We can now build the gradient with respect to the weight matrix $W^{[2]}$. Please note that the matrix multiplication involving the weight matrix becomes the last operation in the chain rule (it is the last factor of the chain).

$\frac{\partial E}{\partial W^{[2]}}= {a^{[1]}}^T \times \left[ a^{[2]}(1-a^{[2]})\left( y(1-y)(g-y)\times {W^{[3]}}^T \right) \right]$

Therefore $\frac{\partial E}{\partial W^{[2]}}$ is a (4,3) matrix, which is exactly the same size of $W^{[2]}$.

The last derivative is the derivative of the error with respect to $W^{[1]}$

$\frac{\partial z^{[2]}}{\partial a^{[1]}}={W^{[2]}}^T$
$\frac{\partial a^{[1]}}{\partial z^{[1]}}=a^{[1]}(1-a^{[1]})$
$\frac{\partial z^{[1]}}{\partial W^{[1]}}=x^T$

Building the gradient of the error with respect to the weight matrix $W^{[1]}$ leads to:

$\frac{\partial E}{\partial W^{[1]}}= x^T\times a^{[1]}(1-a^{[1]}) \left[ a^{[2]}(1-a^{[2]})\left( y(1-y)(g-y) \times {W^{[3]}}^T \right)\right] \times {W^{[2]}}^T$

Therefore $\frac{\partial E}{\partial W^{[1]}}$ is a (8,4) matrix, which is exactly the same size of $W^{[1]}$.

Once you have calculated the previous gradients, the sum of all of them upon all the training examples will provide the accumulated gradient $\Delta W^{k}$. You can then use the $\Delta W^{k}$ to update weights and re-iterate through multiple epochs to train the network.

$W^{[1]}=W^{[1]}-\alpha \Delta W^{[1]}$
$W^{[2]}=W^{[2]}-\alpha \Delta W^{[2]}$
$W^{[3]}=W^{[3]}-\alpha \Delta W^{[3]}$


Where $alpha$ represents the chosen learning rate.

Conclusion

I have tried to explain the math behind the training of a fully connected neural network through an example.

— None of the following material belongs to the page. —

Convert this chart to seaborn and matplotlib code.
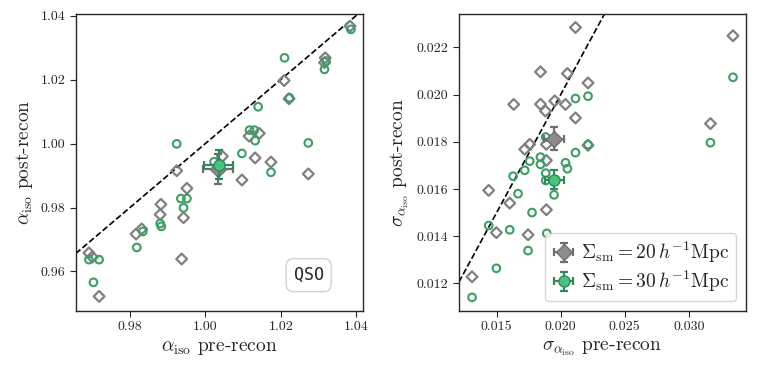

You can try to code the algorithm in numpy: it will help you cement the logic behind the neural network training.
It is true that these days we have multiple deep learning software (like Pytorch and Tensorflow) which can do the dirty job for us, but we cannot and should not forget the basics. Here you can find a link to an article by Andrej Karpathy which I recommend you to read.
Thank you for reading to the very end!